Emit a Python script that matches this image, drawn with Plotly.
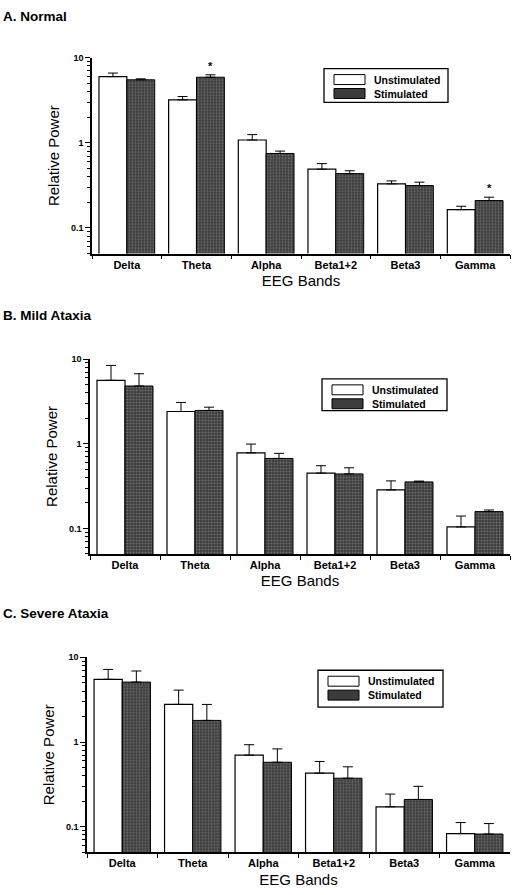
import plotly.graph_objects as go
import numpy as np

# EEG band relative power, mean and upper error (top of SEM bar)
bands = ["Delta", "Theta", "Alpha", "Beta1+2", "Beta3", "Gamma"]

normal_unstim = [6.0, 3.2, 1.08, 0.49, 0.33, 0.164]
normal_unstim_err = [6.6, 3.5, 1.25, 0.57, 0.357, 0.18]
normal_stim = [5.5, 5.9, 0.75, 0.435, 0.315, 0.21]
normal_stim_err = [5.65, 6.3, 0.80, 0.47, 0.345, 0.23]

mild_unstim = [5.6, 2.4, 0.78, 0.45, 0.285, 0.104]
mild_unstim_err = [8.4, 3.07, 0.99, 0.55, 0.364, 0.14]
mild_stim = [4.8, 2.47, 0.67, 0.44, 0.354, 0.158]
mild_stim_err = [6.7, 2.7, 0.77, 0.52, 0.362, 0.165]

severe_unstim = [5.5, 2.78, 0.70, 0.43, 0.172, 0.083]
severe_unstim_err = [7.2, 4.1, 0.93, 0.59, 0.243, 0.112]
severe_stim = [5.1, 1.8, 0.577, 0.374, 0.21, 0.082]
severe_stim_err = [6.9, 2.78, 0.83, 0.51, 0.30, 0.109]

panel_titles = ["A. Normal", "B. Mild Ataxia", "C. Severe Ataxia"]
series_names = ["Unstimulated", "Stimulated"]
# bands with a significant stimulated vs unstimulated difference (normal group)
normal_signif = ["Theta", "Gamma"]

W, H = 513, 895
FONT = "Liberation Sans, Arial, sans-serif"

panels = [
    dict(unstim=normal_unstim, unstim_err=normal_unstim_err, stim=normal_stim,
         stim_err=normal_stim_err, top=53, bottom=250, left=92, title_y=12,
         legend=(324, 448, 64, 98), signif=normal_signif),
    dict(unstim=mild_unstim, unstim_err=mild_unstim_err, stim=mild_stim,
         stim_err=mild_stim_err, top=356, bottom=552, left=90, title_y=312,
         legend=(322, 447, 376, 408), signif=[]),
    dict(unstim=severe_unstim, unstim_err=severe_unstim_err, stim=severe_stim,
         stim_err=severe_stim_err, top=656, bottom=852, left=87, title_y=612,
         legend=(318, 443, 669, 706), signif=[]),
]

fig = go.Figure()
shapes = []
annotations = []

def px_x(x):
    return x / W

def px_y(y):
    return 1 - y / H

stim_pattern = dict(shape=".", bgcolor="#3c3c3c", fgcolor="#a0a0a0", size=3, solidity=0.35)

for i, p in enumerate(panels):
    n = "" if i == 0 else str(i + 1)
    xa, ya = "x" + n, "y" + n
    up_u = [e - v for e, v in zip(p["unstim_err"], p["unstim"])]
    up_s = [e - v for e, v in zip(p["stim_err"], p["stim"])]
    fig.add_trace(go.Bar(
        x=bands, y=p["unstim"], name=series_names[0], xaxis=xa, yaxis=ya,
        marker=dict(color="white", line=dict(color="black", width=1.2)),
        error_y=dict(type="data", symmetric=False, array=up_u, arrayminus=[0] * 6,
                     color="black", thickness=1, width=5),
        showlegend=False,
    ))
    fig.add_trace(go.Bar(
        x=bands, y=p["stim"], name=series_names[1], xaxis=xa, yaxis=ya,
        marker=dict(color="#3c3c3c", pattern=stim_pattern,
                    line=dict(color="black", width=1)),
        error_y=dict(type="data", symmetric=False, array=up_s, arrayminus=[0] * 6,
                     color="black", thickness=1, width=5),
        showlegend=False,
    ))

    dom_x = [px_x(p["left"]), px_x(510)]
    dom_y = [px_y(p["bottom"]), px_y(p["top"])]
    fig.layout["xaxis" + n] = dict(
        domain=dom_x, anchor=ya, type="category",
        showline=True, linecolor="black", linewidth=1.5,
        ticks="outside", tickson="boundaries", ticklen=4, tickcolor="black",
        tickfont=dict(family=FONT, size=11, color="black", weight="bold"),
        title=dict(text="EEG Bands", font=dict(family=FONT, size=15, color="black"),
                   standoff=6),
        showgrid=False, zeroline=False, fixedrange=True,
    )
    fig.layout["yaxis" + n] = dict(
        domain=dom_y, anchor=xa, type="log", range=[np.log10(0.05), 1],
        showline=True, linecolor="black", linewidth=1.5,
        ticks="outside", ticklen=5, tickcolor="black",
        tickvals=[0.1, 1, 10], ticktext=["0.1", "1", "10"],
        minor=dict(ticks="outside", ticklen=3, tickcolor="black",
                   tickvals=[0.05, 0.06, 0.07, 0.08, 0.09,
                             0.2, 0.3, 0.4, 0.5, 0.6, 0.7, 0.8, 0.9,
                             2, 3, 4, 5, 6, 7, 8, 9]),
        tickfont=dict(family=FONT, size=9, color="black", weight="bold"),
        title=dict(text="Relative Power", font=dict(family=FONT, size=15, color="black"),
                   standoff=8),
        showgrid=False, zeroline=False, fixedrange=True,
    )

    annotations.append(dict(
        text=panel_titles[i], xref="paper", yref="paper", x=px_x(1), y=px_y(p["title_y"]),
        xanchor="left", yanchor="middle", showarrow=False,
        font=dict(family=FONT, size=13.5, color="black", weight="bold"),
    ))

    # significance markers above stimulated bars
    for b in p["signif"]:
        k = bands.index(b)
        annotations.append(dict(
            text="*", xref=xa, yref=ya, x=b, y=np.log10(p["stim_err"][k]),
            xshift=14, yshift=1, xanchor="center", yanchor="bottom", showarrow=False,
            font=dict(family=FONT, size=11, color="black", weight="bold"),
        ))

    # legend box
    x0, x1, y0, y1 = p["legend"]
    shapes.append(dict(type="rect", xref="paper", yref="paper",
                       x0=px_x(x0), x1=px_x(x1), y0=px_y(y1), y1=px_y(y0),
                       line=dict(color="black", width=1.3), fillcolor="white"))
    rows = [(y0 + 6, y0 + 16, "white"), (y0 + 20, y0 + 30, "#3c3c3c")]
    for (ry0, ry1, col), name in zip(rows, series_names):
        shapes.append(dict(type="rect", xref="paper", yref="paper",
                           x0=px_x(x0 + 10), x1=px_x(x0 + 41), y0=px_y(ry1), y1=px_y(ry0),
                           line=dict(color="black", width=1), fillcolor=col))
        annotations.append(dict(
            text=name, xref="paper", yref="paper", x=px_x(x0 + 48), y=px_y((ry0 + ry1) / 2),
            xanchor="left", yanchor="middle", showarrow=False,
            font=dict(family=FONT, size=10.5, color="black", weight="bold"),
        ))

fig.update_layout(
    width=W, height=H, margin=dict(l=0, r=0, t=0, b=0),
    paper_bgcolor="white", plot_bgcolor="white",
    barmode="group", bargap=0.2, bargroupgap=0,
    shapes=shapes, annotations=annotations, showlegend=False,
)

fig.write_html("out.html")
======
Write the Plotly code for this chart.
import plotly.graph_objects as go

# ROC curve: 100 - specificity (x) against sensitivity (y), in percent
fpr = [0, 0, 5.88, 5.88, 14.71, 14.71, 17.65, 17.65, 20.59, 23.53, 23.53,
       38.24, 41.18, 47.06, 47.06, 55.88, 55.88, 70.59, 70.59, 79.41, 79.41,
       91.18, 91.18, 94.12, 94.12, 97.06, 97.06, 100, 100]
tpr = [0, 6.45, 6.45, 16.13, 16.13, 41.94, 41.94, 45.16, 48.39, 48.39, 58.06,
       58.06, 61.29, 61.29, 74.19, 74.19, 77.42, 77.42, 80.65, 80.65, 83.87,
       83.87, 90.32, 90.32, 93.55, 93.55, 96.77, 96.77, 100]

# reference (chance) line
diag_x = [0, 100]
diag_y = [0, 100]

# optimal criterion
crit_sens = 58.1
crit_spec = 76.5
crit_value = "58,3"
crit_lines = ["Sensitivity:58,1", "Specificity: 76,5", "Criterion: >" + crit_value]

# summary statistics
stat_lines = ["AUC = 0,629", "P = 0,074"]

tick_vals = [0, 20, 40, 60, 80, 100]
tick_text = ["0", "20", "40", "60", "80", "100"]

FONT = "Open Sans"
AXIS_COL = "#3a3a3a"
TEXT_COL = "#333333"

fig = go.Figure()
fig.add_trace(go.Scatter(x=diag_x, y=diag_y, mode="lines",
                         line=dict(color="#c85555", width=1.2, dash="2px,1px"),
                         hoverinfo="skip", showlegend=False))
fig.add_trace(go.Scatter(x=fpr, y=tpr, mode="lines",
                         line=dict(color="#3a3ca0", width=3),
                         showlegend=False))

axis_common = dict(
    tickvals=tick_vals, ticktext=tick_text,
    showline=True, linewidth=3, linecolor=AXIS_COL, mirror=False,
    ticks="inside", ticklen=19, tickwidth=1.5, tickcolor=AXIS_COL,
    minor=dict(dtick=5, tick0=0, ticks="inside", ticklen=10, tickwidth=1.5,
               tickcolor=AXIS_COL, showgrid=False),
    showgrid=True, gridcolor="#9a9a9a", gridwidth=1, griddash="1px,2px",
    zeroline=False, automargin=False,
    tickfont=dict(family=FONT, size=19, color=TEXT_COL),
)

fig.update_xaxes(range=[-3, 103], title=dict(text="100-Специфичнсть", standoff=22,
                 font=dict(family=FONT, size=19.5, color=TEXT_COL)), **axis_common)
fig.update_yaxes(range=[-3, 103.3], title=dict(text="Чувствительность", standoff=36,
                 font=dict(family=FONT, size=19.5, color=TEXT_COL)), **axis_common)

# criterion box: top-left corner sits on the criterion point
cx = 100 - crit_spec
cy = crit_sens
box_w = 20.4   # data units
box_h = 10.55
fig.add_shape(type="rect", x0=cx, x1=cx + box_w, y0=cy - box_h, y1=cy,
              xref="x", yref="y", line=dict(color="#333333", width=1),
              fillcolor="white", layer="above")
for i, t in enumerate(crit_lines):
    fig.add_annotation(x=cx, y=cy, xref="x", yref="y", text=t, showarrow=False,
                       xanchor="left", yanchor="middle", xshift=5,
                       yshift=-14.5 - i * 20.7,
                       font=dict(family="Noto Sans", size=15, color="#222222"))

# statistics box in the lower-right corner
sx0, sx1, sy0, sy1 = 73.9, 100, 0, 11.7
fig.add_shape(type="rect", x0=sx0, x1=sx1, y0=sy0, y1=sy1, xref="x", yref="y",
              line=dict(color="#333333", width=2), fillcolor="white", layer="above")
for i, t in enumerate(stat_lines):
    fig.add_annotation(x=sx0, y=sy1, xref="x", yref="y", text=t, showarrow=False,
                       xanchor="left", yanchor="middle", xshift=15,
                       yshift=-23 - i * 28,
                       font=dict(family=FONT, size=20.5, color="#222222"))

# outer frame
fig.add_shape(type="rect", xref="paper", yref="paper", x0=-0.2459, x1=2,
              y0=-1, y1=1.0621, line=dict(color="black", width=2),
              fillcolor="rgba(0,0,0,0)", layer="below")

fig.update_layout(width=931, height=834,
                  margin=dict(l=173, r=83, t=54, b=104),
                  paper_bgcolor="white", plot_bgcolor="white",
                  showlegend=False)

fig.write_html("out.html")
======
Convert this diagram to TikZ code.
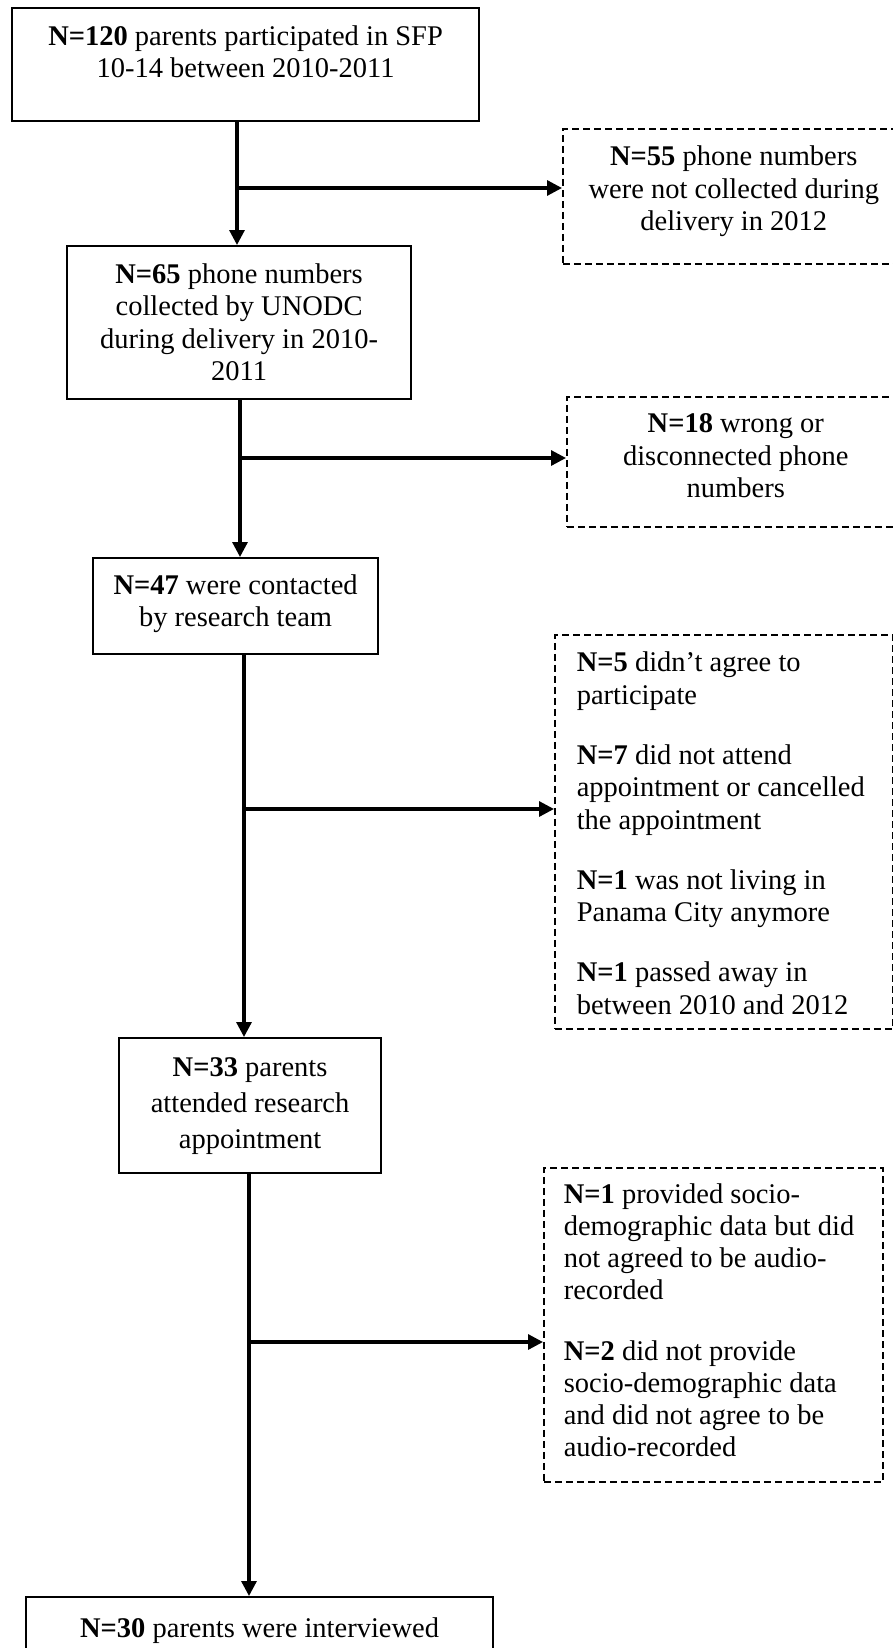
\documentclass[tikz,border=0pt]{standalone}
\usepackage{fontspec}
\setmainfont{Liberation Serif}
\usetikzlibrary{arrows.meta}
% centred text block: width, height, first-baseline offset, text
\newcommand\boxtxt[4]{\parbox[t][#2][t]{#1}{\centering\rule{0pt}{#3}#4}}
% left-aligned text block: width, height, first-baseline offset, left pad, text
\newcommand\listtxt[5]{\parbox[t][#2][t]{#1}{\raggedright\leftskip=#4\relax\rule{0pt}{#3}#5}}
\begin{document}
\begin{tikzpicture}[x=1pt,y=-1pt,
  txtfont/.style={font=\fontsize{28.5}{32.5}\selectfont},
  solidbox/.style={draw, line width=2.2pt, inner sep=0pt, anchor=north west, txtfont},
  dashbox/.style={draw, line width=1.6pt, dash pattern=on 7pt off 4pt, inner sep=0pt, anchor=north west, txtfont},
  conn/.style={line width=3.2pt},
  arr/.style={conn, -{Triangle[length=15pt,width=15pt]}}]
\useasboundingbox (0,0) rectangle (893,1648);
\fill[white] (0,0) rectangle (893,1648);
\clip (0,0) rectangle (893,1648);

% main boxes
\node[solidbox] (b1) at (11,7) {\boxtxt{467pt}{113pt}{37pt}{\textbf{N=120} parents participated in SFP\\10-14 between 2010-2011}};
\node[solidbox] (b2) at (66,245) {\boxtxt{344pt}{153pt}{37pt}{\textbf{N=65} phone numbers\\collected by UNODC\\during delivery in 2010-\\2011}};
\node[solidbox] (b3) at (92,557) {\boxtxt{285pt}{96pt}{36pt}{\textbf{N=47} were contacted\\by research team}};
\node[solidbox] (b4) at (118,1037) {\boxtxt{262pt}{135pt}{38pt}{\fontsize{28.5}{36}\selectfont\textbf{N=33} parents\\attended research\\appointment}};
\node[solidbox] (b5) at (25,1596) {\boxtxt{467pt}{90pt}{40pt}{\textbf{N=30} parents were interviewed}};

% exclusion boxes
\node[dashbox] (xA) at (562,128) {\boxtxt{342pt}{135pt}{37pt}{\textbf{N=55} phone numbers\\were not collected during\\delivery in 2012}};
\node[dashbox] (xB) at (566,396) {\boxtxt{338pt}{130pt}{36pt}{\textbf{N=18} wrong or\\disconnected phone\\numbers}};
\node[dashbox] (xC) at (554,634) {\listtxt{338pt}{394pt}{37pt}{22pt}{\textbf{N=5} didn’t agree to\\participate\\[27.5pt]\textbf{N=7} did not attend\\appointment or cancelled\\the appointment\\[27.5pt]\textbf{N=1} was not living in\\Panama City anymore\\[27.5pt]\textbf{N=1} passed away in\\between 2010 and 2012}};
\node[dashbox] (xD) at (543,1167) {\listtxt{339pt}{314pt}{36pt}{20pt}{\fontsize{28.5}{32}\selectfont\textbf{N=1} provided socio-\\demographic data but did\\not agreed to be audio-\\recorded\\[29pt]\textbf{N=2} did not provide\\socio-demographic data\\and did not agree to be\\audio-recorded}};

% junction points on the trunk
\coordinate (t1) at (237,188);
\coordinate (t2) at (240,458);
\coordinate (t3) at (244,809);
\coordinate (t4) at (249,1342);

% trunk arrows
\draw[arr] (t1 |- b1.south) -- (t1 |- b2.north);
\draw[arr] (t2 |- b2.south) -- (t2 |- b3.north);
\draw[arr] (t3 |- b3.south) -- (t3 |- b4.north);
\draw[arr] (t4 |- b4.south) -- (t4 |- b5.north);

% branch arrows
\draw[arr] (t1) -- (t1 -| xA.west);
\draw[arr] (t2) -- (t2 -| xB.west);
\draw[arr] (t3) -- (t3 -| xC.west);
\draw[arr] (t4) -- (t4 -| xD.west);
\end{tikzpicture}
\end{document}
======
Written problem: Give back only the lines from the one holding "Emit a Python" through the one holding "mild_stim_err = [6.7, 2.7, 0.77, 0.52, 0.362, 0.165]", both kept, exactly as written. Omit the images.

In response:
Emit a Python script that matches this image, drawn with Plotly.
import plotly.graph_objects as go
import numpy as np

# EEG band relative power, mean and upper error (top of SEM bar)
bands = ["Delta", "Theta", "Alpha", "Beta1+2", "Beta3", "Gamma"]

normal_unstim = [6.0, 3.2, 1.08, 0.49, 0.33, 0.164]
normal_unstim_err = [6.6, 3.5, 1.25, 0.57, 0.357, 0.18]
normal_stim = [5.5, 5.9, 0.75, 0.435, 0.315, 0.21]
normal_stim_err = [5.65, 6.3, 0.80, 0.47, 0.345, 0.23]

mild_unstim = [5.6, 2.4, 0.78, 0.45, 0.285, 0.104]
mild_unstim_err = [8.4, 3.07, 0.99, 0.55, 0.364, 0.14]
mild_stim = [4.8, 2.47, 0.67, 0.44, 0.354, 0.158]
mild_stim_err = [6.7, 2.7, 0.77, 0.52, 0.362, 0.165]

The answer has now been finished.